By Gunther Simmermacher
Catholic News Service
LUBECK, Germany – As the Nazi executioner beheaded three Catholic priests and a Lutheran pastor, one after another in a matter of minutes, their blood flowed together, creating a powerful symbol for ecumenism in northern Germany.

On 25 June, the three Catholic martyrs of Lubeck – Frs Johannes Prassek, Eduard Muller and Hermann Lange – will be beatified in the historic city’s Sacred Heart Church, a stone’s throw away from the Lubeck Cathedral, the ministerial home of the Rev. Karl Friedrich Stellbrink, their Lutheran counterpart. Rev Stellbrink will be honoured in a special way that day as well.
The four were executed in Hamburg on 10 November, 1943. All had been found guilty of disseminating anti-Nazi material – such as the homilies of Cardinal Clemens von Galen of Munster – and other “treasonous” activities.     Although they were just four of more than 1,600 victims of Nazi political executions that year, their case drew the particular attention of Adolf Hitler and propaganda minister Joseph Goebbels. Hitler reportedly intervened personally in the case of the four clerics, formulating the charges and instructing prosecutors on their strategy.
After the four were sentenced to death on 23 June, 1943, in a trial widely considered a farce, Goebbels wrote in his diary: “I urge that the death sentences will in fact be carried out.” An appeal for clemency by Catholic Bishop Hermann Berning of Osnabruck was rejected.

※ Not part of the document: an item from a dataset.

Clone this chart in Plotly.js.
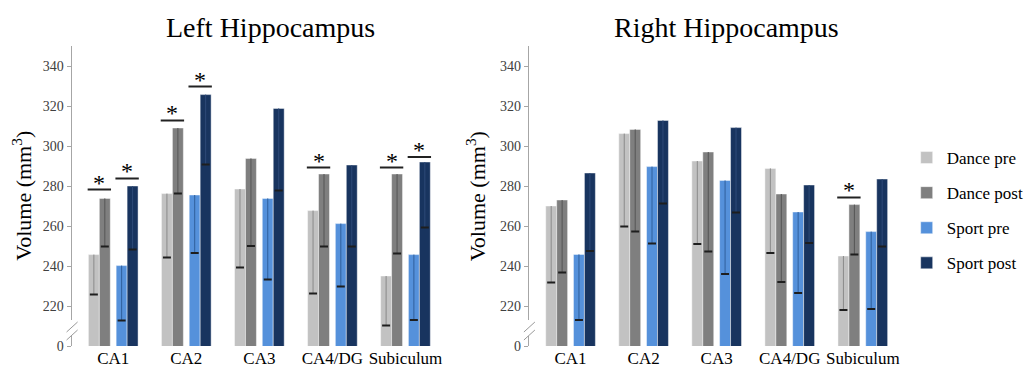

Fr Franz Mecklenfeld of Sacred Heart Church told CNS that news of the beatification was received with “immense joy” by his parishioners. It also is being followed “with great interest in the city of Lubeck,” traditionally a Lutheran stronghold.
In September, the daily Lubecker Nachrichten published a series of articles on the lives of the four martyrs.
“The martyrs have a great significance for the city,” Fr Mecklenfeld said.
“They have become ‘shining towers’ in the city of Lubeck,” where the skyline is famous for its seven Gothic church spires.
The notion of beatifying the three Catholics when their Lutheran companion cannot be honoured in the same way has given rise to some controversy.
The Rev Heinz Russmann, a Lutheran pastor in Lubeck, wrote that the beatification would represent a painful division that would be harmful to ecumenism.     Either all four should be beatified, or none, he wrote.
His view is shared by the conservative local politician Hans-Lothar Fauth, a Catholic, who has said that all four have long been publicly acclaimed as saints, regardless of denomination, and therefore require no official recognition.